== REQUIRED TASK ==
Your task is to reproduce, verbatim and without pictures, the lines from the opening of the listing through the line containing "const data = p.cats.map((c, i)".

(Charts and diagrams as code)

+ + + + + + +

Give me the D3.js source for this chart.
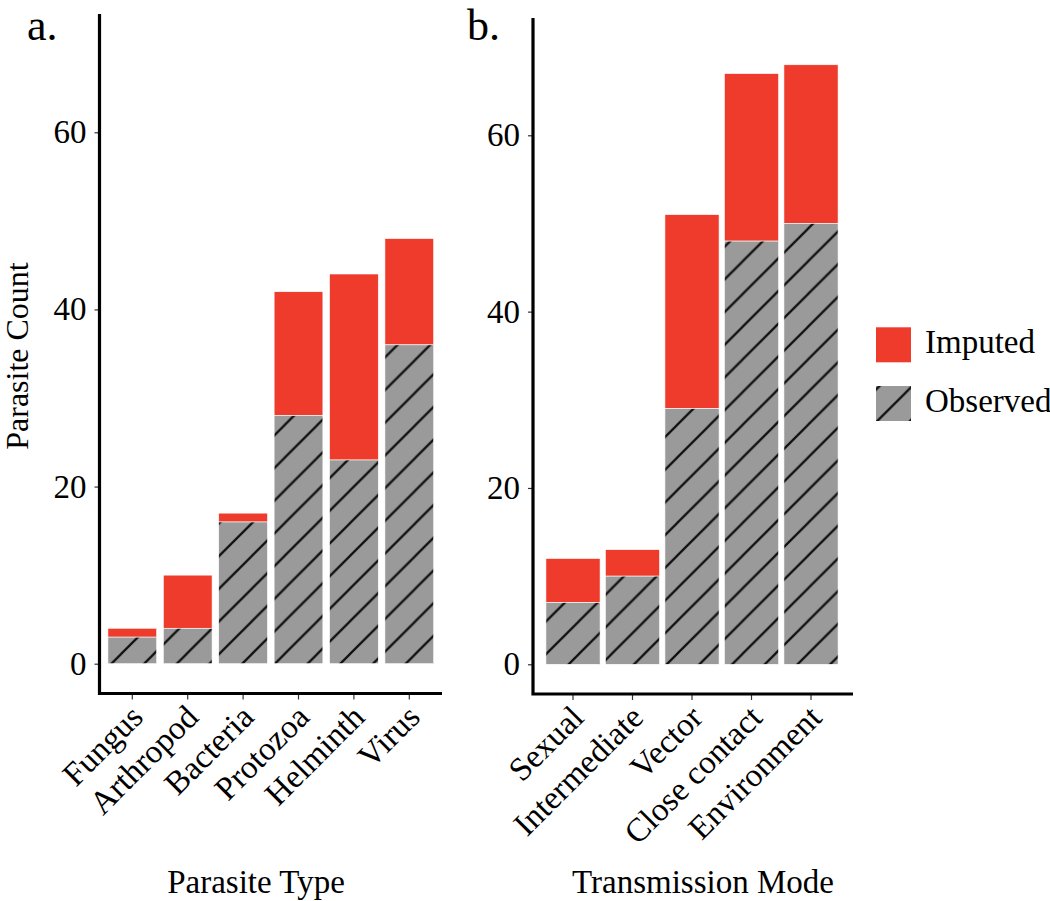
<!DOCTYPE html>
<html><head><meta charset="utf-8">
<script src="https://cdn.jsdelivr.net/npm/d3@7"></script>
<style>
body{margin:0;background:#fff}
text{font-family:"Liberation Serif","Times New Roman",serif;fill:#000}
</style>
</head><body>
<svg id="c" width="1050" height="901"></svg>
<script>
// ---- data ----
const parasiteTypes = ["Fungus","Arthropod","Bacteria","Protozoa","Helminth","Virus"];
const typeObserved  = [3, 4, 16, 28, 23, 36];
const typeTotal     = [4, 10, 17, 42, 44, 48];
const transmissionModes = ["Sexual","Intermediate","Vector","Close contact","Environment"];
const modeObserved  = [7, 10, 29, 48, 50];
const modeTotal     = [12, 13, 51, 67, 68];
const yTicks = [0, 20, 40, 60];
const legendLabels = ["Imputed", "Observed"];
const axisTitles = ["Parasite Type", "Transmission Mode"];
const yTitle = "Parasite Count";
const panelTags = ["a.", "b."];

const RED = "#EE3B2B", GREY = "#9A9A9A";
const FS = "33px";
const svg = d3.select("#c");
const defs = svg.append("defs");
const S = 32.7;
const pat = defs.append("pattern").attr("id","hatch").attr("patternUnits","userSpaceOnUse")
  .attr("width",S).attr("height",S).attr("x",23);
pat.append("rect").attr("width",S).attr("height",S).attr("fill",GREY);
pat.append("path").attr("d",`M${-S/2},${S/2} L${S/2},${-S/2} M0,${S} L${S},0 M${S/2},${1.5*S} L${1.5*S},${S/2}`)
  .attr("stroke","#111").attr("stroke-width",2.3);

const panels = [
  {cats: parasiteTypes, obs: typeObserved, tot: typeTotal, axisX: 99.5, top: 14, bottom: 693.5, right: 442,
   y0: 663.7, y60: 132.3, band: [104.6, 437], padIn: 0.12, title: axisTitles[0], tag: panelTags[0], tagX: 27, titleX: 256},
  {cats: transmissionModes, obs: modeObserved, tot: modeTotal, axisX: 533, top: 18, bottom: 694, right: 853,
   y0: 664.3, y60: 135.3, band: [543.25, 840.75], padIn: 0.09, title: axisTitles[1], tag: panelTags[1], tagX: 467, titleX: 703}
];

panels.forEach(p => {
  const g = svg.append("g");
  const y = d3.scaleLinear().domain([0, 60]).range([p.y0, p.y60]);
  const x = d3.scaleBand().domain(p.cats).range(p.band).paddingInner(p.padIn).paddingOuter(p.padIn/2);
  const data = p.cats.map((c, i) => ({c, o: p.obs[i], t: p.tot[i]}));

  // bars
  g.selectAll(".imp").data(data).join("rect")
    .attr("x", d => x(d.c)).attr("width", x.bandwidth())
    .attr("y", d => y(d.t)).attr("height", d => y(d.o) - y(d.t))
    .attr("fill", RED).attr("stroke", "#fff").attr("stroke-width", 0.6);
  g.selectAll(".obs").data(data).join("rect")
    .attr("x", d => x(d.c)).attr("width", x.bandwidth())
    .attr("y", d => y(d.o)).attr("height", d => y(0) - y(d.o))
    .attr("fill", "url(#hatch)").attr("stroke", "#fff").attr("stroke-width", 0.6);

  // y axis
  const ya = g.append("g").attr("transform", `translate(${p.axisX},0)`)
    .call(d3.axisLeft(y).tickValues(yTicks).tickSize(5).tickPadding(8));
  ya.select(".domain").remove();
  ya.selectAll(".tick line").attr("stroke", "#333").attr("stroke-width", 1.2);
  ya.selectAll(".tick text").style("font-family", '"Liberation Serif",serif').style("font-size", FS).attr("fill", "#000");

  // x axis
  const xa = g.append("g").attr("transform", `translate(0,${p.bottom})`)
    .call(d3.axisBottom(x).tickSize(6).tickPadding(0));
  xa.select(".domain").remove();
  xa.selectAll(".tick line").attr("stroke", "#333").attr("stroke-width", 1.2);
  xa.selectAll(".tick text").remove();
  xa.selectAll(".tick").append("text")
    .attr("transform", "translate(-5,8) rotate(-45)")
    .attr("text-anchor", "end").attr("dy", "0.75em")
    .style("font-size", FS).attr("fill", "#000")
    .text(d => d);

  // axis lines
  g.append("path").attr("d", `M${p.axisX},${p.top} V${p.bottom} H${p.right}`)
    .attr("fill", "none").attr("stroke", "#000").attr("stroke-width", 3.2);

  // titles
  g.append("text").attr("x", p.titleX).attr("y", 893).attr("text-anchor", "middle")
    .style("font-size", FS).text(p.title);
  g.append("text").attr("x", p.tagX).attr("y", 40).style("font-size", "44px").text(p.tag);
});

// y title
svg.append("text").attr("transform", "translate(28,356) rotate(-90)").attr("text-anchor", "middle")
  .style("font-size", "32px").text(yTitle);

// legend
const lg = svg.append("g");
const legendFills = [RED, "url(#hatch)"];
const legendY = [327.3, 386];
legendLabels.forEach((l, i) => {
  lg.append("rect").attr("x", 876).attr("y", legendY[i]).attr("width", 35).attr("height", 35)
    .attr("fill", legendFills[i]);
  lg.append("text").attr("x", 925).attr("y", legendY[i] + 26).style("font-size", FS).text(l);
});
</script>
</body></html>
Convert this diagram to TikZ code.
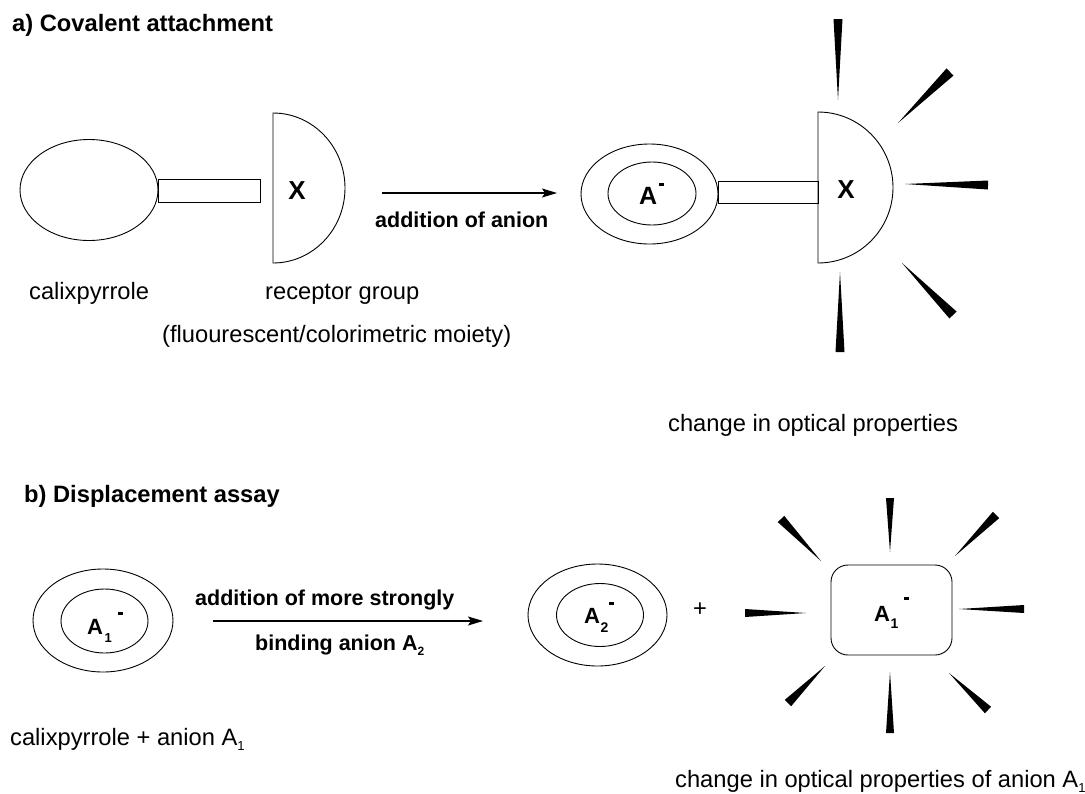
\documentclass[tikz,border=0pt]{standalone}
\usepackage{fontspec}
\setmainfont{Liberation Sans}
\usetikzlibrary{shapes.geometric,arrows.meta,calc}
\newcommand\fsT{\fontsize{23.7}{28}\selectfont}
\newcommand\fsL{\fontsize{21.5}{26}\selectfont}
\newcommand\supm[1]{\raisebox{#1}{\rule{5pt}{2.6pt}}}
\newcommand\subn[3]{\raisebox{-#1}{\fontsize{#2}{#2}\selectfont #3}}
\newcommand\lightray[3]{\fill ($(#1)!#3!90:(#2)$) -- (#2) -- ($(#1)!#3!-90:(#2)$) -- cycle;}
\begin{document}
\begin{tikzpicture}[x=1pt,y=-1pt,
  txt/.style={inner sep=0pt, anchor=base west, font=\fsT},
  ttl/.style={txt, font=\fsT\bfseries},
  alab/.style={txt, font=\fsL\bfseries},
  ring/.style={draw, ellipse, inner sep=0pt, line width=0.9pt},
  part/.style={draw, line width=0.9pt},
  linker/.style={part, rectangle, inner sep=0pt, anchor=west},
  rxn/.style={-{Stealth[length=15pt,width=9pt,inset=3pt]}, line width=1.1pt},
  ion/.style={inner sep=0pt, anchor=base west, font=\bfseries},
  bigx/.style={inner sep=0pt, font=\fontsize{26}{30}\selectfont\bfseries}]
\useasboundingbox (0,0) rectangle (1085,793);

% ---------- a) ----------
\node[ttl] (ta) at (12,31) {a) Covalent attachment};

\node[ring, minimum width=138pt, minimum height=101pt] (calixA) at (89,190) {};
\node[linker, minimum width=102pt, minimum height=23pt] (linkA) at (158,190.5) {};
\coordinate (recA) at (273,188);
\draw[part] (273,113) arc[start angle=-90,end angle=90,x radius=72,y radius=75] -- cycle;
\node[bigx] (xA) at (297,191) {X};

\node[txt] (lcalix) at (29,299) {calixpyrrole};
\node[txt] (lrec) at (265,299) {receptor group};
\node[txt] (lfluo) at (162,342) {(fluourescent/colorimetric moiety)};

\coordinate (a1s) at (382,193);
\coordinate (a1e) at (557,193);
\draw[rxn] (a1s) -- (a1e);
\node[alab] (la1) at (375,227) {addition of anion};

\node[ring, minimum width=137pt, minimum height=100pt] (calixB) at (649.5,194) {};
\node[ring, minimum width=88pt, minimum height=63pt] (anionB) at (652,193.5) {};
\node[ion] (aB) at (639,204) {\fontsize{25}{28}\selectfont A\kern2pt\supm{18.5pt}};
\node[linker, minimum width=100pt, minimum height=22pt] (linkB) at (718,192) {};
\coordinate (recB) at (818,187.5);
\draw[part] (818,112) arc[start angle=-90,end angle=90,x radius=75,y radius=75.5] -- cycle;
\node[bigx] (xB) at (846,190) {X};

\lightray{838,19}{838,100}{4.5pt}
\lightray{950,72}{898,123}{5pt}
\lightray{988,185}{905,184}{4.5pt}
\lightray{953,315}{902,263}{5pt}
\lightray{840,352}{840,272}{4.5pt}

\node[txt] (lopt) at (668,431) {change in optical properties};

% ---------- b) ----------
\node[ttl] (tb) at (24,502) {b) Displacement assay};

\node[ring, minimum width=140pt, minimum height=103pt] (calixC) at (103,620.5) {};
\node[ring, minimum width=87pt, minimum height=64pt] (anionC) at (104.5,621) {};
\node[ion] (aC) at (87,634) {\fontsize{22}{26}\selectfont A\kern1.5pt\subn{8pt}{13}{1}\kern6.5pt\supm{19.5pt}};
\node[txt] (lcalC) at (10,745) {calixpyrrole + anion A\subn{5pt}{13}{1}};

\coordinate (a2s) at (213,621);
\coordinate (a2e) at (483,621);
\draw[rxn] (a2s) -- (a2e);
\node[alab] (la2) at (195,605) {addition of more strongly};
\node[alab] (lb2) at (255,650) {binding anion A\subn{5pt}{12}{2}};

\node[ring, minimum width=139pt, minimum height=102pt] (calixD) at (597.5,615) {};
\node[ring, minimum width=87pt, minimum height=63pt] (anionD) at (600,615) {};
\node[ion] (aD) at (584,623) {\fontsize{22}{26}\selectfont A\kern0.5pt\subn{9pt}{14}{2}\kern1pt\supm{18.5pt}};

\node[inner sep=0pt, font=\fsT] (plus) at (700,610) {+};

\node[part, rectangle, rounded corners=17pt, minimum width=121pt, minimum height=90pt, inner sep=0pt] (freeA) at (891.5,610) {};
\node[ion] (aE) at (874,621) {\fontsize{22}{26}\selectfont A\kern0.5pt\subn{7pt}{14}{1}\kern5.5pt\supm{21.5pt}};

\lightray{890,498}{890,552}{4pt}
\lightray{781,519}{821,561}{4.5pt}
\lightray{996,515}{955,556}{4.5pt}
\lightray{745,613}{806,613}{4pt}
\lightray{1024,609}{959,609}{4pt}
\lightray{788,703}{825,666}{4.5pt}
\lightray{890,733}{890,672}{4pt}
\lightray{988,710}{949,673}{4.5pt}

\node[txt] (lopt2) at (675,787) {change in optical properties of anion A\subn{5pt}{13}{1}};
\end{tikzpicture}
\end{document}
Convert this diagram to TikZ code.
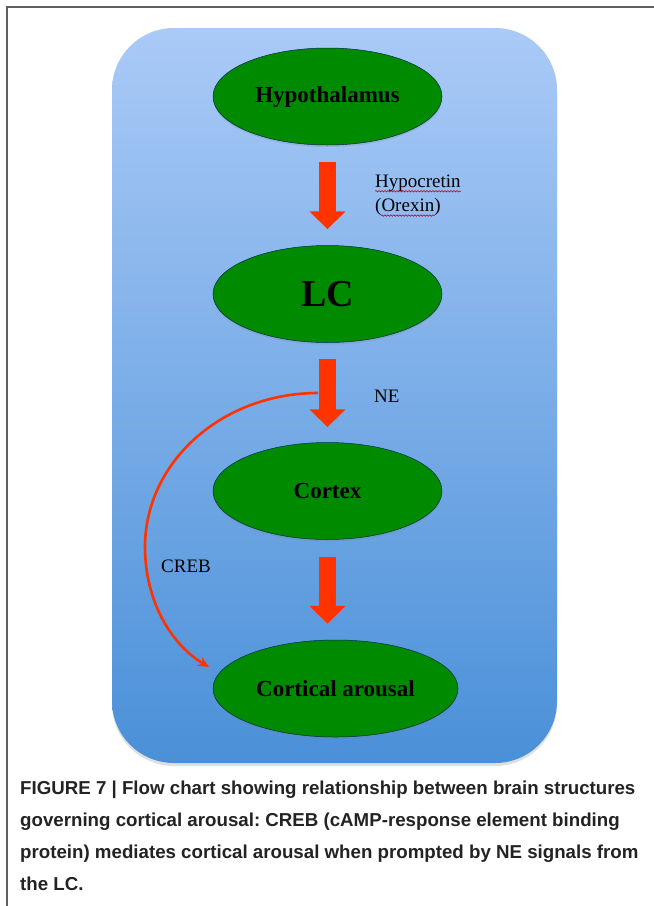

+ + + + + + +

== RESULT FOR THIS EXERCISE ==
Give me the D3.js source for this chart.
<!DOCTYPE html>
<html><head><meta charset="utf-8">
<script src="https://cdn.jsdelivr.net/npm/d3@7"></script>
<style>
body{margin:0;background:#fff}
text{font-family:"Liberation Serif","Times New Roman",serif;fill:#000}
</style>
</head><body>
<svg id="c" width="1050" height="901"></svg>
<script>
// ---- data ----
const parasiteTypes = ["Fungus","Arthropod","Bacteria","Protozoa","Helminth","Virus"];
const typeObserved  = [3, 4, 16, 28, 23, 36];
const typeTotal     = [4, 10, 17, 42, 44, 48];
const transmissionModes = ["Sexual","Intermediate","Vector","Close contact","Environment"];
const modeObserved  = [7, 10, 29, 48, 50];
const modeTotal     = [12, 13, 51, 67, 68];
const yTicks = [0, 20, 40, 60];
const legendLabels = ["Imputed", "Observed"];
const axisTitles = ["Parasite Type", "Transmission Mode"];
const yTitle = "Parasite Count";
const panelTags = ["a.", "b."];

const RED = "#EE3B2B", GREY = "#9A9A9A";
const FS = "33px";
const svg = d3.select("#c");
const defs = svg.append("defs");
const S = 32.7;
const pat = defs.append("pattern").attr("id","hatch").attr("patternUnits","userSpaceOnUse")
  .attr("width",S).attr("height",S).attr("x",23);
pat.append("rect").attr("width",S).attr("height",S).attr("fill",GREY);
pat.append("path").attr("d",`M${-S/2},${S/2} L${S/2},${-S/2} M0,${S} L${S},0 M${S/2},${1.5*S} L${1.5*S},${S/2}`)
  .attr("stroke","#111").attr("stroke-width",2.3);

const panels = [
  {cats: parasiteTypes, obs: typeObserved, tot: typeTotal, axisX: 99.5, top: 14, bottom: 693.5, right: 442,
   y0: 663.7, y60: 132.3, band: [104.6, 437], padIn: 0.12, title: axisTitles[0], tag: panelTags[0], tagX: 27, titleX: 256},
  {cats: transmissionModes, obs: modeObserved, tot: modeTotal, axisX: 533, top: 18, bottom: 694, right: 853,
   y0: 664.3, y60: 135.3, band: [543.25, 840.75], padIn: 0.09, title: axisTitles[1], tag: panelTags[1], tagX: 467, titleX: 703}
];

panels.forEach(p => {
  const g = svg.append("g");
  const y = d3.scaleLinear().domain([0, 60]).range([p.y0, p.y60]);
  const x = d3.scaleBand().domain(p.cats).range(p.band).paddingInner(p.padIn).paddingOuter(p.padIn/2);
  const data = p.cats.map((c, i) => ({c, o: p.obs[i], t: p.tot[i]}));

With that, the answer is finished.